The University’s School of Music’s annual Homecoming Collage Concert, set for Saturday, includes student and faculty musicians, ensemble performances and an honorary doctoral degree presentation.
This is no small affair. More than 500 musicians in everything from the Percussion
Ensemble, Jazz Ensemble and the Symphony Orchestra to the University Opera Theatre and Concert Choir will perform in this concert. The musicians also play a piece by composer Noel Zahler, the newly-named director of the School of Music.
Zahler is the School of Music’s tenth director, and he brings almost 30 years of teaching and administrative experience to the University. He earned a master’s degree in composition from Princeton and a doctorate degree from Columbia, among others, and has taught at numerous colleges and universities.
As a composer, Zahler incorporates electro-acoustic and multi-media elements into his work, as well as the more standard elements of voices and instruments.
Zahler also works to combine music and technology. He has co-authored three computer software programs for music, and earned fellowships and grants that enable him to continue his work.
Zahler isn’t the only headliner at this concert, though.
Dale Warland, University alumnus and famed choral director, receives an honorary doctorate degree at Saturday’s event.
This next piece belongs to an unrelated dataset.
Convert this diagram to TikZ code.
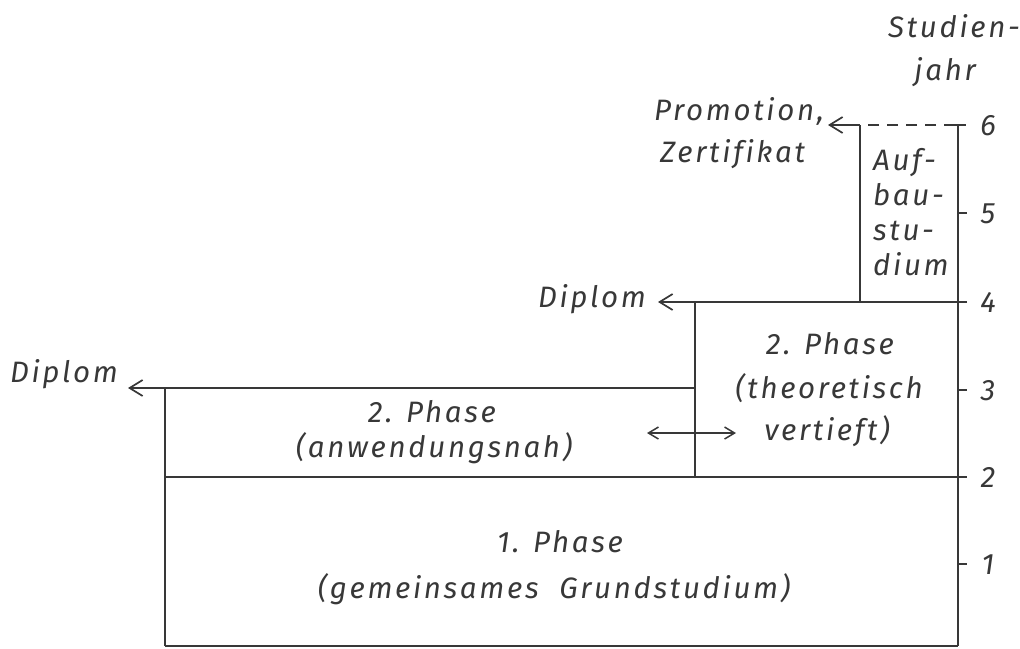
\documentclass[tikz,border=0pt]{standalone}
\usepackage{fontspec}
\setmainfont{Fira Sans}
\newfontfamily\labfont[LetterSpace=9,Ligatures=NoCommon]{Fira Sans}
\usetikzlibrary{arrows.meta}
\definecolor{ink}{HTML}{383838}
\begin{document}
\begin{tikzpicture}[x=1pt,y=-1pt,
  line/.style={line width=1.7pt, draw=ink},
  lab/.style={font=\labfont\itshape\fontsize{29.5}{36}\selectfont, text=ink, inner sep=0pt, anchor=base},
  tipl/.style={-{Straight Barb[length=13pt,width=16pt,line width=1.7pt]}},
  tipb/.style={{Straight Barb[length=10pt,width=12pt,line width=1.5pt]}-{Straight Barb[length=10pt,width=12pt,line width=1.5pt]}}]
\useasboundingbox (0,0) rectangle (1020,648);
% corners
\coordinate (L0) at (165,646);
\coordinate (R0) at (958,646);
\coordinate (L2) at (165,477);
\coordinate (M2) at (695,477);
\coordinate (R2) at (958,477);
\coordinate (L3) at (165,388);
\coordinate (M3) at (695,388);
\coordinate (M4) at (695,302);
\coordinate (A4) at (860,302);
\coordinate (R4) at (958,302);
\coordinate (A6) at (860,125);
\coordinate (R6) at (958,125);
\coordinate (T1) at (958,564);
\coordinate (T3) at (958,390);
\coordinate (T5) at (958,213);
% arrow ends
\coordinate (D1) at (128,388);
\coordinate (D2) at (658,302);
\coordinate (PZ) at (828,125);
\coordinate (BA) at (647,433);
\coordinate (BB) at (736,433);
% frame
\draw[line] (L0) -- (R0);
\draw[line] (L0) -- (L3);
\draw[line] (L2) -- ([xshift=9pt]R2);
\draw[line] (M2) -- (M4);
\draw[line,tipl] (M3) -- (L3) -- (D1);
\draw[line,tipl] ([xshift=9pt]R4) -- (M4) -- (D2);
\draw[line] (A4) -- (A6);
\draw[line,tipl] (A6) -- (PZ);
\draw[line,dash pattern=on 11pt off 8pt] ([xshift=-3pt]R6) -- (A6);
\draw[line] (R0) -- (R6);
\draw[line] ([xshift=-5pt]R6) -- ([xshift=8pt]R6);
\foreach \t in {T1,T3,T5} \draw[line] (\t) -- ([xshift=9pt]\t);
\draw[line,line width=1.5pt,tipb] (BA) -- (BB);
% axis numbers
\node[lab] (y1) at (988,574) {1};
\node[lab] (y2) at (988,487) {2};
\node[lab] (y3) at (988,400) {3};
\node[lab] (y4) at (988,312) {4};
\node[lab] (y5) at (988,223) {5};
\node[lab] (y6) at (988,135) {6};
\node[lab,anchor=base east] (st1) at (1020,37) {Studien-};
\node[lab,anchor=base east] (st2) at (976,80) {jahr};
% labels
\node[lab,anchor=base west] (pr1) at (654,120) {Promotion,};
\node[lab,anchor=base west] (pr2) at (660,162) {Zertifikat};
\node[lab,anchor=base west] (au1) at (873,170) {Auf-};
\node[lab,anchor=base west] (au2) at (873,205) {bau-};
\node[lab,anchor=base west] (au3) at (873,240) {stu-};
\node[lab,anchor=base west] (au4) at (873,275) {dium};
\node[lab] (dp2) at (592,307) {Diplom};
\node[lab] (dp1) at (64,382) {Diplom};
\node[lab] (tv1) at (830,354) {2. Phase};
\node[lab] (tv2) at (829,398) {(theoretisch};
\node[lab] (tv3) at (827,440) {vertieft)};
\node[lab] (an1) at (432,422) {2. Phase};
\node[lab] (an2) at (434,457) {(anwendungsnah)};
\node[lab] (gp1) at (560,552) {1. Phase};
\node[lab] (gp2) at (554,598) {(gemeinsames\hspace{0.7em}Grundstudium)};
\end{tikzpicture}
\end{document}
Warland graduated from the University with a master’s degree in music theory and composition, and he’ll be back at the University this year to teach choral conducting.
His St. Paul-based, 40-member a cappella choir, the Dale Warland Singers, had a 31-year career before it recently disbanded. During its long and distinguished career, the choir joined forces with Twin Cities orchestras and dance companies, and was guest-conducted by such luminaries as Neville Mariner and Bobby McFerrin.
The choir’s 2003 recording of “Walden Pond” earned Warland a Grammy nomination this year for Best Choral Performance.
The annual Homecoming Collage Concert is one of over 400 free concerts the School of Music holds every year. It’ll have woodwinds and brass, percussion and strings, basses and sopranos.
And with over a century of tradition behind them, these musicians are pretty darn good at what they do.